Salazar, a staunch believer in God, also could depend on the Catholic church. Saramago does not hide his contempt for the well-fed, unctuous local priest who turns a blind eye to poverty, cruelty, and torture of his flock while dining with the local police chief and the owners of vast agricultural estates.

Yet, typical of Saramago’s novels, his main characters manage to keep their integrity. He writes with a humanity, warmth, and even humor that conveys a sense that dignity will eventually prevail. That is what happened when Salazar was finally ousted in 1974.

Müller’s depiction of Romania under Ceauşescu could not be more different.

Largely autobiographical, The Land of Green Plums is about a group of young students: Kurt, Edgar, Georg, and the narrator herself. They live in cramped and filthy student hostels, six to a room. Food is scarce, Communist officials are ubiquitous, and the atmosphere is hostile. What you also glean from early on in this raw, humorless novel is the intense sense of dislocation felt by students who have moved from rural areas to the big city.

Urban migration did not only concern students. During the 1950s and 1960s, Romania’s Communists—unlike Portugal’s fascists—embarked on a massive modernization (and literacy) program, which uprooted millions of people from the countryside to the cities.

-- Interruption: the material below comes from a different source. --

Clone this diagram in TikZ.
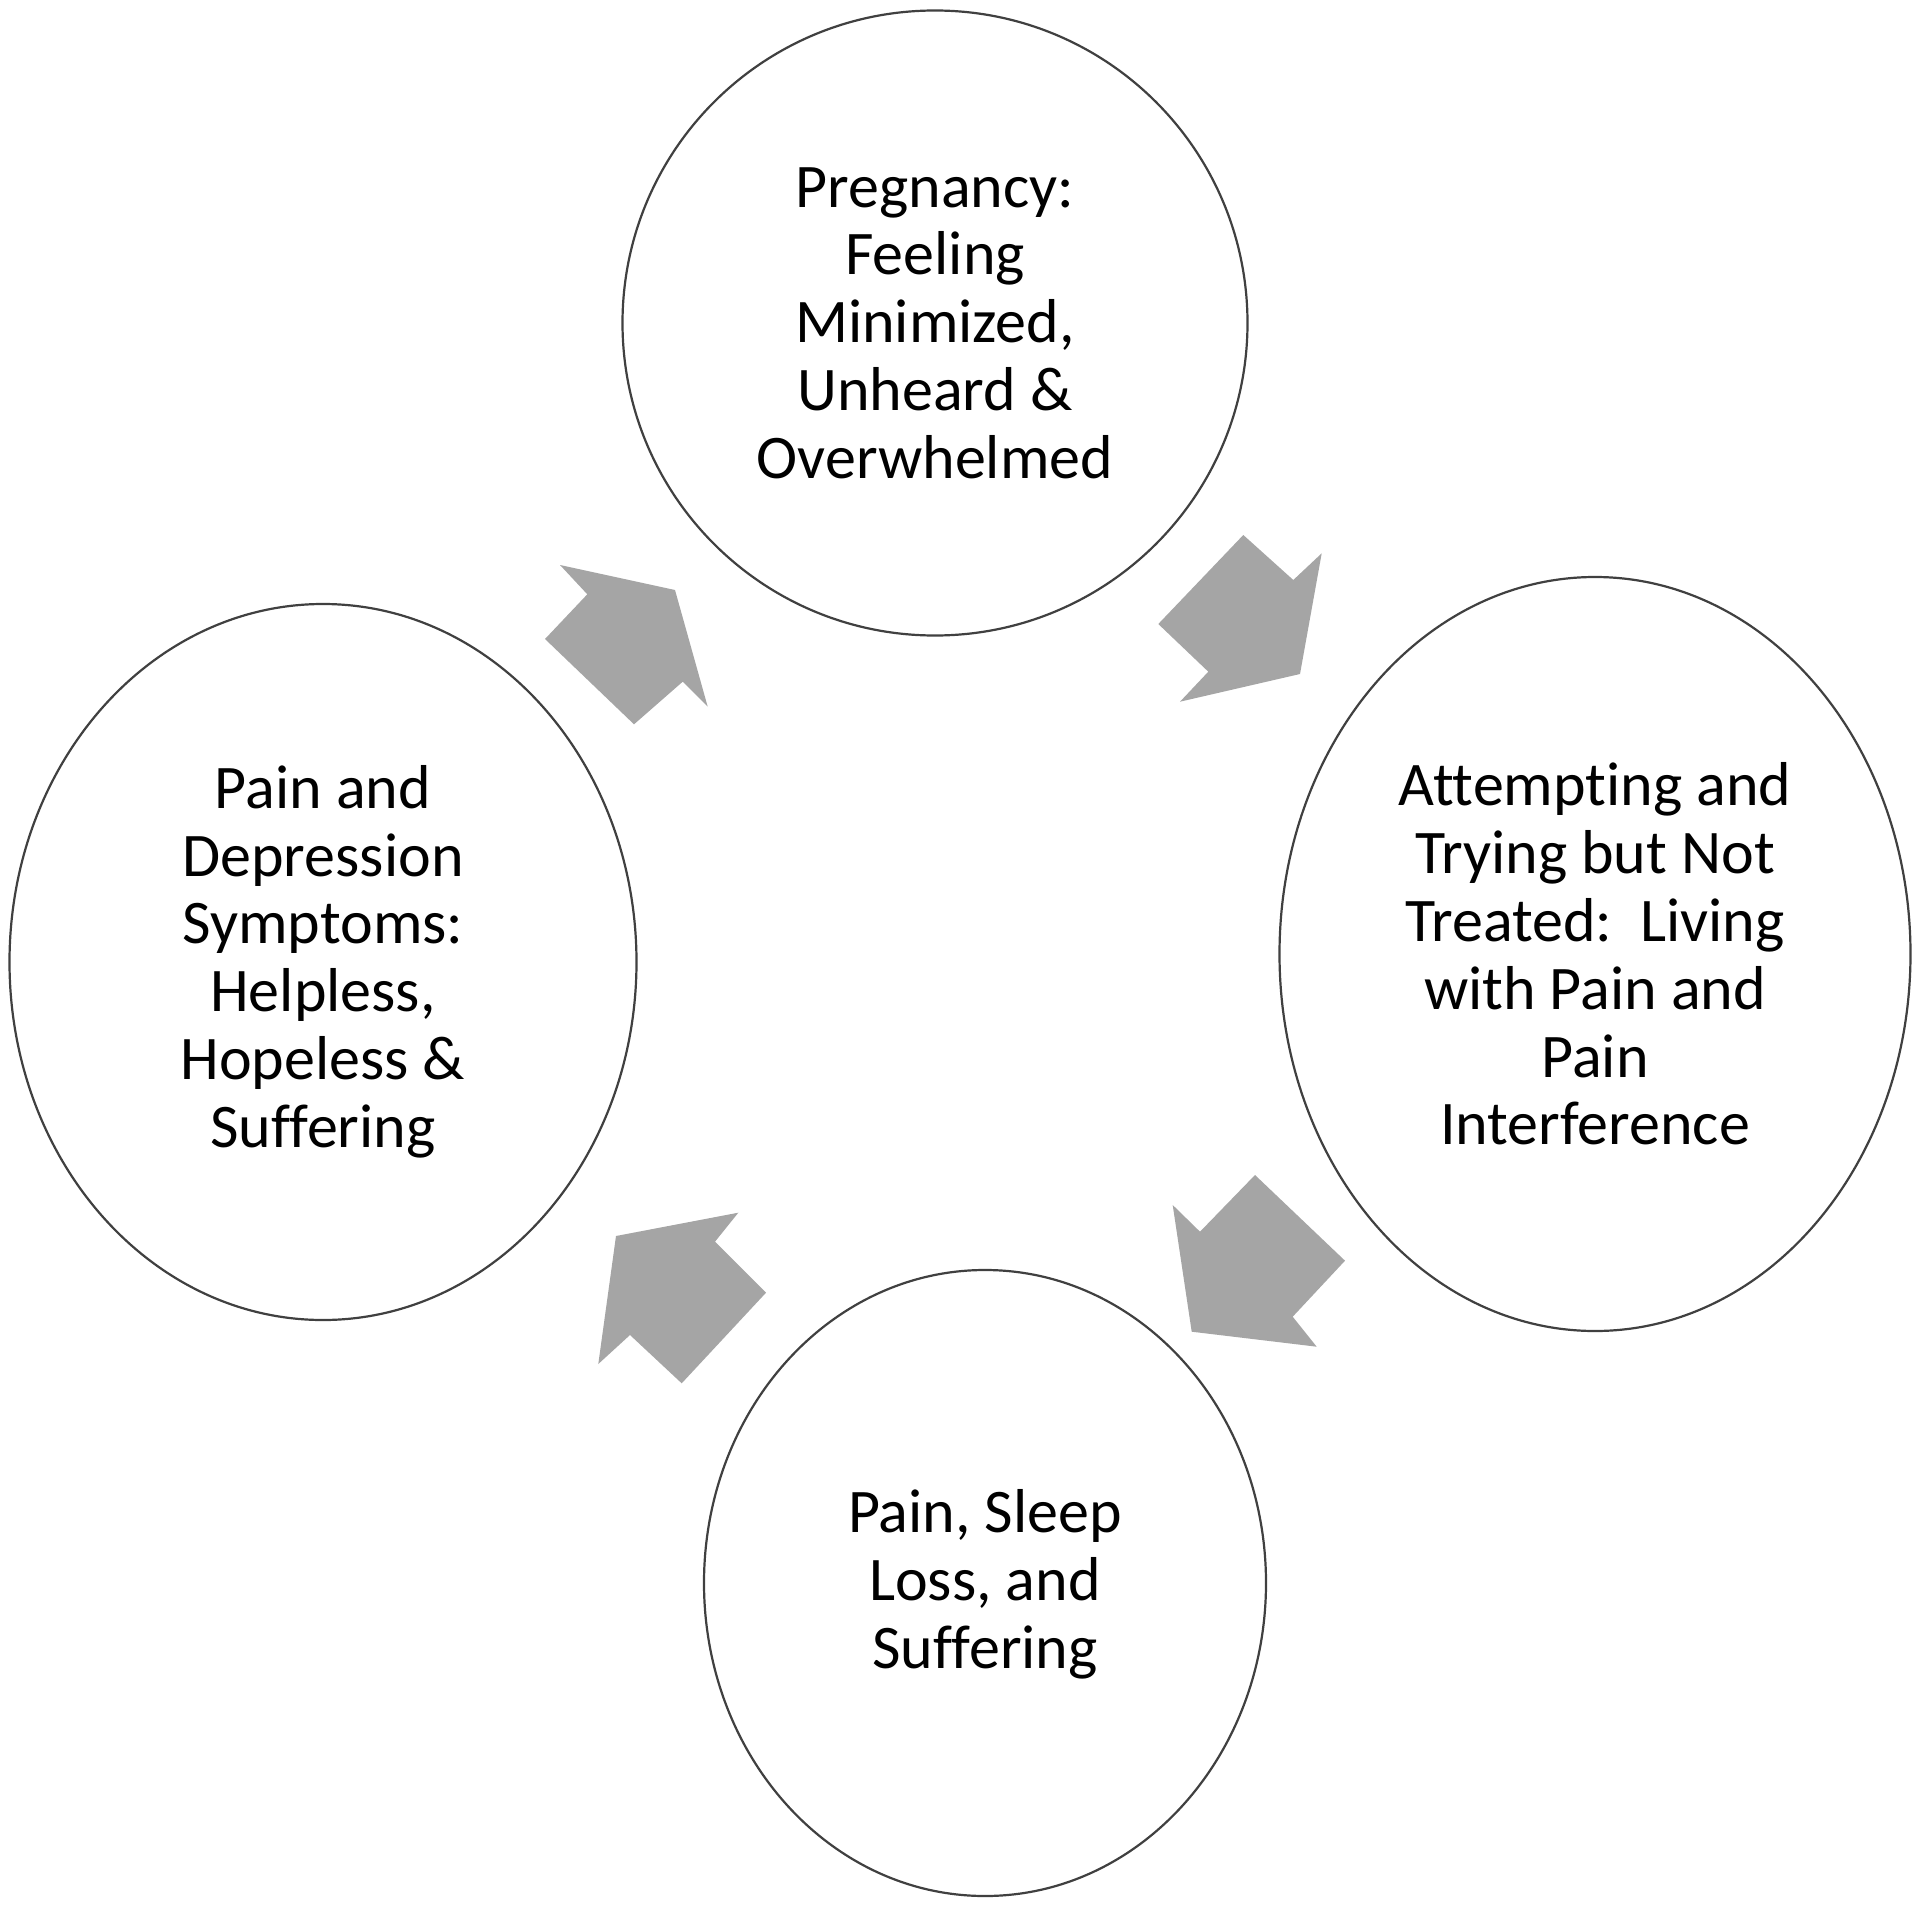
\documentclass[tikz,border=0pt]{standalone}
\usepackage{fontspec}
\setmainfont{Carlito}[Ligatures=CommonOff]
\usetikzlibrary{shapes.geometric}
\definecolor{ringline}{HTML}{404040}
\definecolor{arrowgray}{HTML}{A5A5A5}
\tikzset{
  bubble/.style={ellipse, draw=ringline, line width=2.2pt, fill=white, inner sep=0pt},
  bubbletext/.style={align=center, inner sep=0pt, font=\fontsize{62}{67.8}\selectfont},
  blockarrow/.style={fill=arrowgray, draw=none}
}
\begin{document}
\begin{tikzpicture}[x=1pt,y=-1pt]
\useasboundingbox (0,0) rectangle (1920,1908);
\fill[white] (0,0) rectangle (1920,1908);

% ellipses
\node[bubble, minimum width=625pt, minimum height=625pt] (top) at (935,323) {};
\node[bubble, minimum width=631pt, minimum height=754pt] (right) at (1595,954) {};
\node[bubble, minimum width=562pt, minimum height=626pt] (bottom) at (985,1583) {};
\node[bubble, minimum width=627pt, minimum height=716pt] (left) at (323,962) {};

% texts
\node[bubbletext] (toptext) at (top.center) {Pregnancy:\\Feeling\\Minimized,\\Unheard \&\\Overwhelmed};
\node[bubbletext] (righttext) at (right.center) {Attempting and\\Trying but Not\\Treated:\ \ Living\\with Pain and\\Pain\\Interference};
\node[bubbletext] (bottomtext) at ([yshift=-1pt]bottom.center) {Pain, Sleep\\Loss, and\\Suffering};
\node[bubbletext] (lefttext) at ([yshift=0.5pt]left.center) {Pain and\\Depression\\Symptoms:\\Helpless,\\Hopeless \&\\Suffering};

% block arrows
\fill[blockarrow] (560,565) -- (675,590) -- (707.7,706.7) -- (682.7,681.7) -- (634,724.3) -- (545,639) -- (587.3,594.3) -- cycle;
\fill[blockarrow] (1243.3,535) -- (1293.3,580) -- (1321.7,553.3) -- (1300,674) -- (1180,701.7) -- (1208.3,671.7) -- (1158.3,624) -- cycle;
\fill[blockarrow] (1255,1175) -- (1345,1260.7) -- (1292.7,1316.7) -- (1316.7,1346.7) -- (1191.7,1331.7) -- (1172.7,1205) -- (1200,1231.7) -- cycle;
\fill[blockarrow] (738.3,1212.7) -- (715,1241.7) -- (766,1292.7) -- (681.7,1383.3) -- (630,1335) -- (598.3,1364) -- (616,1236) -- cycle;
\end{tikzpicture}
\end{document}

Müller gives a fascinating and bleak account of the effects of the social upheaval, the widespread shortages—especially during the 1980s—and the enormous presence of the Securitate, or secret police. She conveys a sense of ennui, hopelessness, and atomization. People cheated and stole and informed on one another in a corrupt, shabby, and humiliating system.

The narrator and her friends, Kurt, Edgar, and Georg, who long to emigrate, keep running up against the system and the Securitate. When two of them do leave Romania, they find loneliness and alienation in their new home country, too. Müller herself emigrated to West Germany in 1987, after refusing to cooperate with the secret police.

Post-Salazar Portugal and post-Ceauşescu Romania have taken different paths in their transition to democracy.

In a short space of time, Portugal managed to build strong institutions and a vibrant democracy. What is revealing about today’s Portugal is how the population, by and large, has accepted the austerity measures imposed by the EU, the International Monetary Fund and the European Central Bank. Demonstrations have been infrequent and peaceful. Perhaps one reason for that is that the Salazar era created a deference toward authority.

Romania’s transition to democracy is still marred by widespread corruption and abuse of power by national and regional officials. The media are prone to hyperbole and backstabbing. The political discourse is dominated by recriminations that often hinge on which officials collaborated with the Securitate. The Ceauşescu regime has left a big scar on the country’s society.

Time is a healer. As these two novels illustrate, it is remarkable how people try to rebuild their lives in freedom and with dignity. This is a universal lesson, but one that also underlines the role of Europe’s values.